Aereo Inc. (“Aereo”) is a company that sells a service that allows its subscribers to watch television programs over the internet. Aereo’s system includes thousands of small antennas and other equipment housed in a warehouse that allows a user to select a show that is currently airing. Utilizing Aereo, subscribers could select an out of network television program, and remotely view the selected program.

American Broadcasting (the petitioners) are television producers, marketers, distributors that own the copyrights of many of the distributed programs that are streamed by Aereo, and used for copyright infringement. Specifically, the petitioners argued that Aereo infringed on their copyright right to “perform” their copyrighted works “publically.”
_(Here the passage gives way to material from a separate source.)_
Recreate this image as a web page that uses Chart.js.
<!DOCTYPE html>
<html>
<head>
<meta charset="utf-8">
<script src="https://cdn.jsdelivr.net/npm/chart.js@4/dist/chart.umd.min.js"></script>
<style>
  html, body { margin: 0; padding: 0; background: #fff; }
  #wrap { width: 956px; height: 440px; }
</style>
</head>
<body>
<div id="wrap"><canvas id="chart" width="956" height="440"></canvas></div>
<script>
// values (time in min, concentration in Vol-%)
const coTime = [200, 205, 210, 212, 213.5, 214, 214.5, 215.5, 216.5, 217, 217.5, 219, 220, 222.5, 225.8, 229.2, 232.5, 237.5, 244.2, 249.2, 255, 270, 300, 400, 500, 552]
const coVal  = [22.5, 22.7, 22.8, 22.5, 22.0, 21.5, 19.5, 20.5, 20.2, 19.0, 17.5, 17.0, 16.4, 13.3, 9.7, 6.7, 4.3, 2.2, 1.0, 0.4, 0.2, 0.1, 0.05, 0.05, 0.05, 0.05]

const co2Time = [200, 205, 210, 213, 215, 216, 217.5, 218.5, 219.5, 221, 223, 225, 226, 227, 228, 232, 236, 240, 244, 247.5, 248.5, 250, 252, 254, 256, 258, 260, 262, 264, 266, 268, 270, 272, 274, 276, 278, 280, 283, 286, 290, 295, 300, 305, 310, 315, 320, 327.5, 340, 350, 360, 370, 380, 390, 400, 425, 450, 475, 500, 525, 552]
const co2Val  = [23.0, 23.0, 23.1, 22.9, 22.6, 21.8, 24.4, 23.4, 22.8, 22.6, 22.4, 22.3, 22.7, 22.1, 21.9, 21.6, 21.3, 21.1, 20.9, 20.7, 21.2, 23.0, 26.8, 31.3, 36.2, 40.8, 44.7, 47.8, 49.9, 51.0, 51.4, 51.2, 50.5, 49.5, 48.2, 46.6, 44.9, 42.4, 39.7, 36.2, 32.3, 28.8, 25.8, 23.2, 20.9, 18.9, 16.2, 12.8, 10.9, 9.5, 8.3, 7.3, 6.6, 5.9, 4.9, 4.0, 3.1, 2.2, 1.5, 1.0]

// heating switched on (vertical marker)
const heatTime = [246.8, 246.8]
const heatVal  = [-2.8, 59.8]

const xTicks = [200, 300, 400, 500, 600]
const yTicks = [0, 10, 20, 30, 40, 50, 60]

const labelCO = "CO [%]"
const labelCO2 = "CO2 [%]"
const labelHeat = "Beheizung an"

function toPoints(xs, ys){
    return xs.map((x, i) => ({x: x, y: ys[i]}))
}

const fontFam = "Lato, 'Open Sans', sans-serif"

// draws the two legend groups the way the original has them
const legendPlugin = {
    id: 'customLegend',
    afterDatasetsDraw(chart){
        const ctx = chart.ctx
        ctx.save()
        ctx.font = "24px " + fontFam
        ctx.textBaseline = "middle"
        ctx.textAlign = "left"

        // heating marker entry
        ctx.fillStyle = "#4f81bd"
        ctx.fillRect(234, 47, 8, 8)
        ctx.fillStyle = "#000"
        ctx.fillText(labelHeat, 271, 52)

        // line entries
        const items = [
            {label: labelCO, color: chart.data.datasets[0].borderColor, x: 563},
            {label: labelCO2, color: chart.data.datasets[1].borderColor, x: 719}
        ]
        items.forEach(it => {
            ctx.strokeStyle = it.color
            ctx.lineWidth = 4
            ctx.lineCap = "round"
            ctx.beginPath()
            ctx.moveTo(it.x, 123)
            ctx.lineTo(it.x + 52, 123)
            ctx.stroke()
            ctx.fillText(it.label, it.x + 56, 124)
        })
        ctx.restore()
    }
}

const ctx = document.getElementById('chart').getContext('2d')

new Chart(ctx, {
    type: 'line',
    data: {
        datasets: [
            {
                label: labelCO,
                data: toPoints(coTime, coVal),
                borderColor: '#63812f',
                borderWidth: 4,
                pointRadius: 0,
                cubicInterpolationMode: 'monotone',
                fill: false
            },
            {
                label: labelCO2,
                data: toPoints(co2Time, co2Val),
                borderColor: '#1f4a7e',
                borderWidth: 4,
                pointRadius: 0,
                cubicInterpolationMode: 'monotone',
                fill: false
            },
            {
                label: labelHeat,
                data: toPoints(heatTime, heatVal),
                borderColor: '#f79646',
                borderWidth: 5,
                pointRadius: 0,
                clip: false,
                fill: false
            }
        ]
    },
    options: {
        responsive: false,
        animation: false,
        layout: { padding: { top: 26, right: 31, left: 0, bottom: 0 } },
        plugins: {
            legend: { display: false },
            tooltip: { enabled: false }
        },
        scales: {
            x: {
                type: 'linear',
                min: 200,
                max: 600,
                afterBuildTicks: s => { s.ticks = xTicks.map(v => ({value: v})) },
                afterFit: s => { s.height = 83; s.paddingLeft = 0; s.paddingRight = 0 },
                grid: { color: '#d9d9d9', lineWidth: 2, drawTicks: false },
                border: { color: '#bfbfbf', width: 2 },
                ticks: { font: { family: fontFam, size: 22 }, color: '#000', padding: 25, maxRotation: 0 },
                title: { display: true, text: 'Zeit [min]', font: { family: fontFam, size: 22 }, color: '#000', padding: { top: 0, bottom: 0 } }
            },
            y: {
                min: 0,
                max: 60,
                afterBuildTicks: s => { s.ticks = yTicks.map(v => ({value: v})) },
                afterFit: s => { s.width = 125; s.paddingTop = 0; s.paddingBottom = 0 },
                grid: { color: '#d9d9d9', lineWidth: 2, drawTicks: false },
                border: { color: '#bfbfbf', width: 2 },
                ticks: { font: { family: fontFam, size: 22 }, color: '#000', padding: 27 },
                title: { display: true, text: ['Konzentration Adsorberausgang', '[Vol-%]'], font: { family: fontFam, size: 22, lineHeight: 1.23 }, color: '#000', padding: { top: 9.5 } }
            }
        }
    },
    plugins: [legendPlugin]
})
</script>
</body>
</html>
One of the main contention points was whether Aereo actually “performed” the copyrighted works, because Aereo did not provide anything other than enhancing the viewer’s capacity to receive the broadcaster’s signals, and that the reception of signals is essentially a viewer function.  If this view was taken, then American Broadcasting would have to sue each user individually, which would be much harder than stopping a company from operating.

However, the Supreme Court stated that the Copyright Act has been amended, and states to perform an audiovisual work means “to shows its images in any sequence or to make that sounds accompanying it audible.” Thus, both the broadcaster and the viewer “perform.” The Supreme Court also stated that the Copyright Act also include a “transmit clause”, that specifically states that an entity performs when it transmits a performance to the public.

Therefore, the Supreme Court stated that Aereo infringed copyrights because it transmitted copyrighted work to the public.

PATENT ATTORNEY TAKE-A-WAYS:

  1. The court stated here that Aereo was infringing due to statutory intent of the copyright act. It will be interesting to see how “statutory intent” will be read into further cases dealing with time-shifting and space-shifting. Such as Slingbox, where you can locally store recorded TV shows and send them to yourself.  With Slingbox the reproduction isn’t to the “public” because you are transmitting the data to yourself. I am curious to see if there are set number of subscription limits to due this.
  2. With the “statutory intent” holding of the case, it will be interesting to see if doctrine is further expanded to claim construction, such as is held in the EU, where claims are given a broader reading based on their intent rather than their literal meaning.
  3. I find the Supreme Court holding that Aereo is actually performing because the decision to retrace the copyrighted content is based on the viewer, where the viewer “tunes” the antenna to specific content, and what comes through that channel may or may not be copyrighted. Secondary liability here (such as Napster) makes more sense to me than direct liability. I am curious if Aereo was to limit what was being shown (broadcast TV, cable where user’s had a subscription) if this case would have come out differently.
  4. Why don’t cable companies just encrypt their signals? Therefore, someone without encryption couldn’t view the data anyway?